----- Supplied information -----

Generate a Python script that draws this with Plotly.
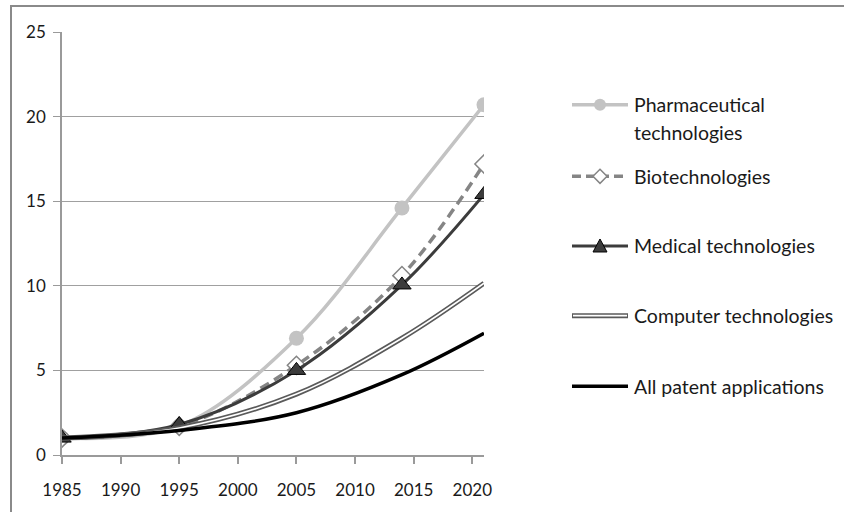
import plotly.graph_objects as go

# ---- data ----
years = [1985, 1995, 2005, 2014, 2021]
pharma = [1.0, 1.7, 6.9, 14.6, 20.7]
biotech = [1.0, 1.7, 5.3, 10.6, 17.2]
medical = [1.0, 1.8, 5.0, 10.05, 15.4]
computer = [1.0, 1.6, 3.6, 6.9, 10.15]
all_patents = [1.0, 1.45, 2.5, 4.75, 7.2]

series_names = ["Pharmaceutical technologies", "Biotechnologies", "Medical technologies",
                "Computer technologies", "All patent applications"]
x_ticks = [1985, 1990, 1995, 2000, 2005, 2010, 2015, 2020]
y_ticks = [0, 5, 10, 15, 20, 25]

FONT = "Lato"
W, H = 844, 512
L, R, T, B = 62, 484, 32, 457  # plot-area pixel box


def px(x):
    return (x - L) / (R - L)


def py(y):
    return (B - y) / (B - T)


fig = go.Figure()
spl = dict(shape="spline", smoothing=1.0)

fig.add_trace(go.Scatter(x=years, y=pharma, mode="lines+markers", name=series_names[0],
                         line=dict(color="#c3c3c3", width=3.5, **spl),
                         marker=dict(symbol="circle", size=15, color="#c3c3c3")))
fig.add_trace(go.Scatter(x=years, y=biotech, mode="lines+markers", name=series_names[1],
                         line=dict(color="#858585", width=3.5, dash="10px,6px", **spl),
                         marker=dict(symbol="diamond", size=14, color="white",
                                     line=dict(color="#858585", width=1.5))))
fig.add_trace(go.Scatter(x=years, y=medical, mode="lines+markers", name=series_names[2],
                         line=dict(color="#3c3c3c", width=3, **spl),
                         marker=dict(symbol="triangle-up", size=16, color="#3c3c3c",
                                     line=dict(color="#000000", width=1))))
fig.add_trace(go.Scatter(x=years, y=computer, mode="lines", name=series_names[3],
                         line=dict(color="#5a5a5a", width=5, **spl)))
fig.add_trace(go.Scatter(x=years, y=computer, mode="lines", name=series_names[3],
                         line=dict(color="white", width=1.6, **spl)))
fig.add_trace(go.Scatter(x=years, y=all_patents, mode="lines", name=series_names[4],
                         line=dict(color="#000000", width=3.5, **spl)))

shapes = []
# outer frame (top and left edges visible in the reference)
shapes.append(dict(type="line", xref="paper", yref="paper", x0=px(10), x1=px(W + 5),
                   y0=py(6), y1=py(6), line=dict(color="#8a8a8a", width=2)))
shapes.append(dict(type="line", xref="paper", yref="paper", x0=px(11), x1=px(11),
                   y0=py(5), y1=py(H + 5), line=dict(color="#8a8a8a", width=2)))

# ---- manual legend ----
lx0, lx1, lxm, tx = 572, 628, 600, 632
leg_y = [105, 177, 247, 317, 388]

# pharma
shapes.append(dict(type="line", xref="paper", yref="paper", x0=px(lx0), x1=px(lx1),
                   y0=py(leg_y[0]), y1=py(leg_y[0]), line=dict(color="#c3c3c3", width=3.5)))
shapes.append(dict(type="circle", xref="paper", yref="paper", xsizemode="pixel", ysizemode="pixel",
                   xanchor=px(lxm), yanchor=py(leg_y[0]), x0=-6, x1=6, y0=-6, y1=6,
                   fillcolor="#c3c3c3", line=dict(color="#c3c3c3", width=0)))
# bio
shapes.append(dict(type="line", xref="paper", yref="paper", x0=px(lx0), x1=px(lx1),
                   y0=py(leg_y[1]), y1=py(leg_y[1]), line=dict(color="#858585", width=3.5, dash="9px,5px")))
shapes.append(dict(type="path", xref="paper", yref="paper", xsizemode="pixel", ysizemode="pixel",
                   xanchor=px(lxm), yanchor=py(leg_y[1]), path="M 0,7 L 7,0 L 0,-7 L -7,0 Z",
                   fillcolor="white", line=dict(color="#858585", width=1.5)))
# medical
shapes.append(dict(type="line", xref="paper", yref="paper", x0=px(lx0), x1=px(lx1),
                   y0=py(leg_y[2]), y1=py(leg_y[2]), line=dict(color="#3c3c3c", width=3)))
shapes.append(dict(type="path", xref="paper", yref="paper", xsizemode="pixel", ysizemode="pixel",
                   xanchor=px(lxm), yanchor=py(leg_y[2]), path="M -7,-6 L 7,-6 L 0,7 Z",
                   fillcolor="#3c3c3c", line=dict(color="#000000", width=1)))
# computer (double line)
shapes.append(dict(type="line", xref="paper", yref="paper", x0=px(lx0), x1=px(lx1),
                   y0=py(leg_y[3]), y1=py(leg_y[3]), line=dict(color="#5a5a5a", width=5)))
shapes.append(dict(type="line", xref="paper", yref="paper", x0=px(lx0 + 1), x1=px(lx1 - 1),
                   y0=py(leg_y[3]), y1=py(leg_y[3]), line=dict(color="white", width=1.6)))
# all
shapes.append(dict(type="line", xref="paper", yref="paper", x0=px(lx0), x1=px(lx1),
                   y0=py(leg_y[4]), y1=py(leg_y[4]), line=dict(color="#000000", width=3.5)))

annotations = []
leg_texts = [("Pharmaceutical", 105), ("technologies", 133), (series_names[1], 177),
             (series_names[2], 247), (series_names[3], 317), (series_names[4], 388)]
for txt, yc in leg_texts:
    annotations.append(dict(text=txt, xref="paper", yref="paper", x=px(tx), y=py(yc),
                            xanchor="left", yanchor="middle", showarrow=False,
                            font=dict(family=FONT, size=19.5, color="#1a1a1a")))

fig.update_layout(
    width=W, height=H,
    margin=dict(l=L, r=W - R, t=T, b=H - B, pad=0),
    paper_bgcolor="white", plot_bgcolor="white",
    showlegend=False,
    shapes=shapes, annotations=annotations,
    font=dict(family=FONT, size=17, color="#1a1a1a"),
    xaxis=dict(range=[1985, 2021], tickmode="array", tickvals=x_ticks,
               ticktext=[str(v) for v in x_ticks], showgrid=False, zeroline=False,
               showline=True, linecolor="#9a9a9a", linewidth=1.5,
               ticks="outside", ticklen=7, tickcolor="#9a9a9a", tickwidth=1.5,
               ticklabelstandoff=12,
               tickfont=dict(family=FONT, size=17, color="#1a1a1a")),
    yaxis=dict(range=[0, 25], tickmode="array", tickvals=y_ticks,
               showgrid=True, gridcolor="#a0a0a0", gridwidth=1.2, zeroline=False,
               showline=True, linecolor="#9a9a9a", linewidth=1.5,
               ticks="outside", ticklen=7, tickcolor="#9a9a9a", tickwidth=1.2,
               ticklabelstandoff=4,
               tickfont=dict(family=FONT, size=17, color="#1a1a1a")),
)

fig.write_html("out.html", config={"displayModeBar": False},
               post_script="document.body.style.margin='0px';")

-----

§ Exercise
Copy all the data exactly as written, but skip any picture.

§ Written solution
Generate a Python script that draws this with Plotly.
import plotly.graph_objects as go

# ---- data ----
years = [1985, 1995, 2005, 2014, 2021]
pharma = [1.0, 1.7, 6.9, 14.6, 20.7]
biotech = [1.0, 1.7, 5.3, 10.6, 17.2]
medical = [1.0, 1.8, 5.0, 10.05, 15.4]
computer = [1.0, 1.6, 3.6, 6.9, 10.15]
all_patents = [1.0, 1.45, 2.5, 4.75, 7.2]

series_names = ["Pharmaceutical technologies", "Biotechnologies", "Medical technologies",
                "Computer technologies", "All patent applications"]
x_ticks = [1985, 1990, 1995, 2000, 2005, 2010, 2015, 2020]
y_ticks = [0, 5, 10, 15, 20, 25]

FONT = "Lato"
W, H = 844, 512
L, R, T, B = 62, 484, 32, 457  # plot-area pixel box


def px(x):
    return (x - L) / (R - L)


def py(y):
    return (B - y) / (B - T)


fig = go.Figure()
spl = dict(shape="spline", smoothing=1.0)

fig.add_trace(go.Scatter(x=years, y=pharma, mode="lines+markers", name=series_names[0],
                         line=dict(color="#c3c3c3", width=3.5, **spl),
                         marker=dict(symbol="circle", size=15, color="#c3c3c3")))
fig.add_trace(go.Scatter(x=years, y=biotech, mode="lines+markers", name=series_names[1],
                         line=dict(color="#858585", width=3.5, dash="10px,6px", **spl),
                         marker=dict(symbol="diamond", size=14, color="white",
                                     line=dict(color="#858585", width=1.5))))
fig.add_trace(go.Scatter(x=years, y=medical, mode="lines+markers", name=series_names[2],
                         line=dict(color="#3c3c3c", width=3, **spl),
                         marker=dict(symbol="triangle-up", size=16, color="#3c3c3c",
                                     line=dict(color="#000000", width=1))))
fig.add_trace(go.Scatter(x=years, y=computer, mode="lines", name=series_names[3],
                         line=dict(color="#5a5a5a", width=5, **spl)))
fig.add_trace(go.Scatter(x=years, y=computer, mode="lines", name=series_names[3],
                         line=dict(color="white", width=1.6, **spl)))
fig.add_trace(go.Scatter(x=years, y=all_patents, mode="lines", name=series_names[4],
                         line=dict(color="#000000", width=3.5, **spl)))

shapes = []
# outer frame (top and left edges visible in the reference)
shapes.append(dict(type="line", xref="paper", yref="paper", x0=px(10), x1=px(W + 5),
                   y0=py(6), y1=py(6), line=dict(color="#8a8a8a", width=2)))
shapes.append(dict(type="line", xref="paper", yref="paper", x0=px(11), x1=px(11),
                   y0=py(5), y1=py(H + 5), line=dict(color="#8a8a8a", width=2)))

# ---- manual legend ----
lx0, lx1, lxm, tx = 572, 628, 600, 632
leg_y = [105, 177, 247, 317, 388]

# pharma
shapes.append(dict(type="line", xref="paper", yref="paper", x0=px(lx0), x1=px(lx1),
                   y0=py(leg_y[0]), y1=py(leg_y[0]), line=dict(color="#c3c3c3", width=3.5)))
shapes.append(dict(type="circle", xref="paper", yref="paper", xsizemode="pixel", ysizemode="pixel",
                   xanchor=px(lxm), yanchor=py(leg_y[0]), x0=-6, x1=6, y0=-6, y1=6,
                   fillcolor="#c3c3c3", line=dict(color="#c3c3c3", width=0)))
# bio
shapes.append(dict(type="line", xref="paper", yref="paper", x0=px(lx0), x1=px(lx1),
                   y0=py(leg_y[1]), y1=py(leg_y[1]), line=dict(color="#858585", width=3.5, dash="9px,5px")))
shapes.append(dict(type="path", xref="paper", yref="paper", xsizemode="pixel", ysizemode="pixel",
                   xanchor=px(lxm), yanchor=py(leg_y[1]), path="M 0,7 L 7,0 L 0,-7 L -7,0 Z",
                   fillcolor="white", line=dict(color="#858585", width=1.5)))
# medical
shapes.append(dict(type="line", xref="paper", yref="paper", x0=px(lx0), x1=px(lx1),
                   y0=py(leg_y[2]), y1=py(leg_y[2]), line=dict(color="#3c3c3c", width=3)))
shapes.append(dict(type="path", xref="paper", yref="paper", xsizemode="pixel", ysizemode="pixel",
                   xanchor=px(lxm), yanchor=py(leg_y[2]), path="M -7,-6 L 7,-6 L 0,7 Z",
                   fillcolor="#3c3c3c", line=dict(color="#000000", width=1)))
# computer (double line)
shapes.append(dict(type="line", xref="paper", yref="paper", x0=px(lx0), x1=px(lx1),
                   y0=py(leg_y[3]), y1=py(leg_y[3]), line=dict(color="#5a5a5a", width=5)))
shapes.append(dict(type="line", xref="paper", yref="paper", x0=px(lx0 + 1), x1=px(lx1 - 1),
                   y0=py(leg_y[3]), y1=py(leg_y[3]), line=dict(color="white", width=1.6)))
# all
shapes.append(dict(type="line", xref="paper", yref="paper", x0=px(lx0), x1=px(lx1),
                   y0=py(leg_y[4]), y1=py(leg_y[4]), line=dict(color="#000000", width=3.5)))

annotations = []
leg_texts = [("Pharmaceutical", 105), ("technologies", 133), (series_names[1], 177),
             (series_names[2], 247), (series_names[3], 317), (series_names[4], 388)]
for txt, yc in leg_texts:
    annotations.append(dict(text=txt, xref="paper", yref="paper", x=px(tx), y=py(yc),
                            xanchor="left", yanchor="middle", showarrow=False,
                            font=dict(family=FONT, size=19.5, color="#1a1a1a")))

fig.update_layout(
    width=W, height=H,
    margin=dict(l=L, r=W - R, t=T, b=H - B, pad=0),
    paper_bgcolor="white", plot_bgcolor="white",
    showlegend=False,
    shapes=shapes, annotations=annotations,
    font=dict(family=FONT, size=17, color="#1a1a1a"),
    xaxis=dict(range=[1985, 2021], tickmode="array", tickvals=x_ticks,
               ticktext=[str(v) for v in x_ticks], showgrid=False, zeroline=False,
               showline=True, linecolor="#9a9a9a", linewidth=1.5,
               ticks="outside", ticklen=7, tickcolor="#9a9a9a", tickwidth=1.5,
               ticklabelstandoff=12,
               tickfont=dict(family=FONT, size=17, color="#1a1a1a")),
    yaxis=dict(range=[0, 25], tickmode="array", tickvals=y_ticks,
               showgrid=True, gridcolor="#a0a0a0", gridwidth=1.2, zeroline=False,
               showline=True, linecolor="#9a9a9a", linewidth=1.5,
               ticks="outside", ticklen=7, tickcolor="#9a9a9a", tickwidth=1.2,
               ticklabelstandoff=4,
               tickfont=dict(family=FONT, size=17, color="#1a1a1a")),
)

fig.write_html("out.html", config={"displayModeBar": False},
               post_script="document.body.style.margin='0px';")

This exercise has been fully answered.